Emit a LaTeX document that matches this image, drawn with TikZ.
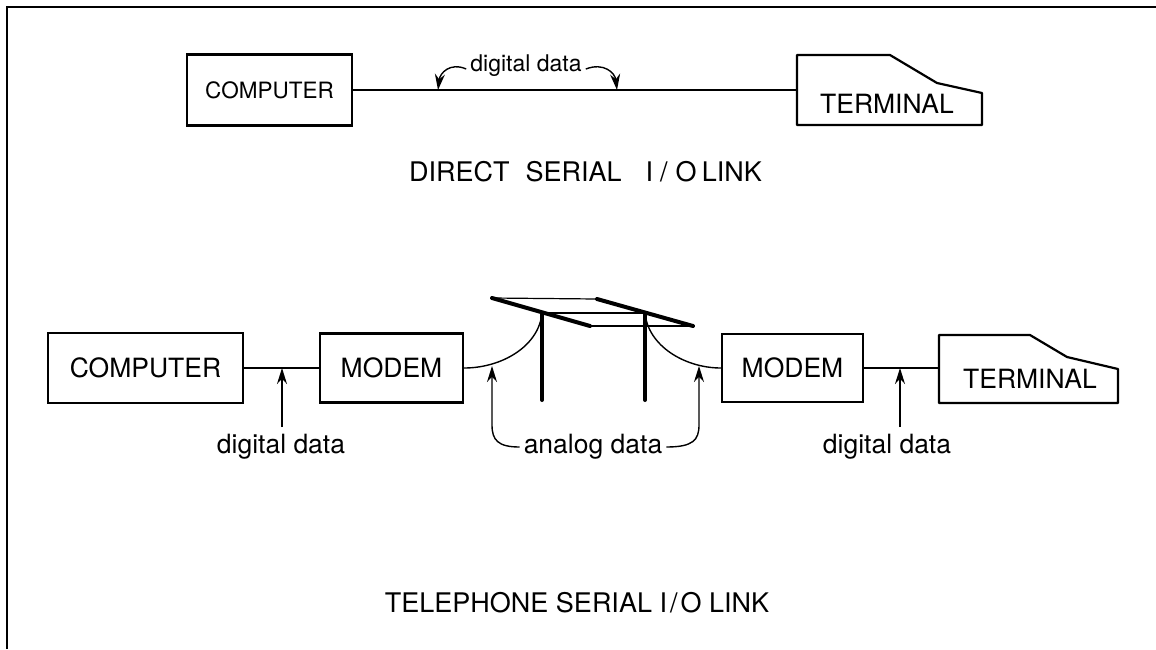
\documentclass[tikz,border=0pt]{standalone}
\usepackage{fontspec}
\setmainfont{TeX Gyre Heros}
\usetikzlibrary{arrows.meta}
\begin{document}
\begin{tikzpicture}[x=1pt,y=-1pt,
  box/.style={draw, line width=2.2pt, inner sep=0pt, font=\fontsize{26.5}{30}\selectfont},
  frame/.style={inner sep=0pt, draw=none},
  outline/.style={line width=2.2pt, line join=round},
  wire/.style={line width=1.4pt},
  pole/.style={line width=4pt, line cap=round},
  thinwire/.style={line width=1.2pt},
  arr/.style={line width=1.4pt, -{Stealth[length=16pt,width=10pt]}},
  lbl/.style={font=\fontsize{26.5}{30}\selectfont, inner sep=4pt},
  caption/.style={font=\fontsize{27}{30}\selectfont, inner sep=0pt}]
\useasboundingbox (0,0) rectangle (1156,649);

% outer frame (top and left edges)
\draw[line width=2.5pt] (7,649) -- (7,7) -- (1156,7);

% ---------------- direct link ----------------
\node[box, minimum width=165pt, minimum height=71pt,
      font=\fontsize{22.5}{26}\selectfont] (c1) at (269.5,90) {COMPUTER};
\node[frame, minimum width=185pt, minimum height=70pt] (t1) at (889.5,90) {};
\draw[outline] (797,55) -- (890,55) -- (937,83) -- (982,93) -- (982,125) -- (797,125) -- cycle;
\node[caption, font=\fontsize{26.5}{30}\selectfont] (t1txt) at (887,104) {TERMINAL};
\draw[wire] (c1.east) -- (t1.west);

\node[lbl, font=\fontsize{23}{26}\selectfont] (dt) at (526,66) {digital data};
\coordinate (k1) at (438,90);
\coordinate (k2) at (617,90);
\draw[arr] ([yshift=-3pt]dt.west) .. controls (450,62) and (440,73) .. (k1);
\draw[arr] ([yshift=-3pt]dt.east) .. controls (604,62) and (615,73) .. (k2);

\node[caption, anchor=west] (cap1) at (409,172)
  {DIRECT\hspace{16pt}SERIAL\hspace{24pt}I\kern7pt/\kern8pt O\hspace{5pt}LINK};

% ---------------- telephone link ----------------
\node[box, minimum width=195pt, minimum height=70pt] (c2) at (145.5,368) {COMPUTER};
\node[box, minimum width=143pt, minimum height=69pt] (m1) at (391.5,368) {MODEM};
\node[box, minimum width=141pt, minimum height=68pt] (m2) at (792.5,368) {MODEM};
\node[frame, minimum width=179pt, minimum height=68pt] (t2) at (1028.5,368) {};
\draw[outline] (939,335) -- (1030,335) -- (1067,357) -- (1118,369) -- (1118,403) -- (939,403) -- cycle;
\node[caption, font=\fontsize{26.5}{30}\selectfont] (t2txt) at (1030,379) {TERMINAL};

\draw[wire] (c2.east) -- (m1.west);
\draw[wire] (m2.east) -- (t2.west);

% telephone poles with cross arms and wires
\coordinate (p1) at (542,313);
\coordinate (p2) at (645,313);
\draw[pole] (p1) -- (542,400);
\draw[pole] (p2) -- (645,400);
\draw[pole] (492,298) -- (590,326);
\draw[pole] (597,299) -- (693,326);
\draw[thinwire] (492,298) -- (597,299);
\draw[thinwire] (p1) -- (p2);
\draw[thinwire] (590,326) -- (693,326);

\draw[wire] (m1.east) .. controls (502,368) and (539,346) .. (p1);
\draw[wire] (p2) .. controls (648,346) and (685,368) .. (m2.west);

% labels and pointers
\node[lbl] (dd1) at (281,447) {digital data};
\node[lbl] (dd2) at (887,447) {digital data};
\node[lbl] (ad) at (593,447) {analog data};

\coordinate (a1) at (282,427);
\coordinate (a4) at (900,427);
\draw[arr] (a1) -- (a1 |- c2.east);
\draw[arr] (a4) -- (a4 |- m2.east);

\coordinate (a2) at (492,366);
\coordinate (a3) at (699,366);
\draw[arr] (ad.west) .. controls (498,447) and (492,440) .. (492,425) -- (a2);
\draw[arr] (ad.east) .. controls (693,447) and (699,440) .. (699,425) -- (a3);

\node[caption] (cap2) at (577,603) {TELEPHONE SERIAL I\kern3pt/\kern3pt O LINK};
\end{tikzpicture}
\end{document}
====
Task brief -
Repeat the listing above exactly from its first line to the line containing "(t2txt) at (1030,379)", both included, and omit the pictures.

Response -
Emit a LaTeX document that matches this image, drawn with TikZ.
\documentclass[tikz,border=0pt]{standalone}
\usepackage{fontspec}
\setmainfont{TeX Gyre Heros}
\usetikzlibrary{arrows.meta}
\begin{document}
\begin{tikzpicture}[x=1pt,y=-1pt,
  box/.style={draw, line width=2.2pt, inner sep=0pt, font=\fontsize{26.5}{30}\selectfont},
  frame/.style={inner sep=0pt, draw=none},
  outline/.style={line width=2.2pt, line join=round},
  wire/.style={line width=1.4pt},
  pole/.style={line width=4pt, line cap=round},
  thinwire/.style={line width=1.2pt},
  arr/.style={line width=1.4pt, -{Stealth[length=16pt,width=10pt]}},
  lbl/.style={font=\fontsize{26.5}{30}\selectfont, inner sep=4pt},
  caption/.style={font=\fontsize{27}{30}\selectfont, inner sep=0pt}]
\useasboundingbox (0,0) rectangle (1156,649);

% outer frame (top and left edges)
\draw[line width=2.5pt] (7,649) -- (7,7) -- (1156,7);

% ---------------- direct link ----------------
\node[box, minimum width=165pt, minimum height=71pt,
      font=\fontsize{22.5}{26}\selectfont] (c1) at (269.5,90) {COMPUTER};
\node[frame, minimum width=185pt, minimum height=70pt] (t1) at (889.5,90) {};
\draw[outline] (797,55) -- (890,55) -- (937,83) -- (982,93) -- (982,125) -- (797,125) -- cycle;
\node[caption, font=\fontsize{26.5}{30}\selectfont] (t1txt) at (887,104) {TERMINAL};
\draw[wire] (c1.east) -- (t1.west);

\node[lbl, font=\fontsize{23}{26}\selectfont] (dt) at (526,66) {digital data};
\coordinate (k1) at (438,90);
\coordinate (k2) at (617,90);
\draw[arr] ([yshift=-3pt]dt.west) .. controls (450,62) and (440,73) .. (k1);
\draw[arr] ([yshift=-3pt]dt.east) .. controls (604,62) and (615,73) .. (k2);

\node[caption, anchor=west] (cap1) at (409,172)
  {DIRECT\hspace{16pt}SERIAL\hspace{24pt}I\kern7pt/\kern8pt O\hspace{5pt}LINK};

% ---------------- telephone link ----------------
\node[box, minimum width=195pt, minimum height=70pt] (c2) at (145.5,368) {COMPUTER};
\node[box, minimum width=143pt, minimum height=69pt] (m1) at (391.5,368) {MODEM};
\node[box, minimum width=141pt, minimum height=68pt] (m2) at (792.5,368) {MODEM};
\node[frame, minimum width=179pt, minimum height=68pt] (t2) at (1028.5,368) {};
\draw[outline] (939,335) -- (1030,335) -- (1067,357) -- (1118,369) -- (1118,403) -- (939,403) -- cycle;
\node[caption, font=\fontsize{26.5}{30}\selectfont] (t2txt) at (1030,379) {TERMINAL};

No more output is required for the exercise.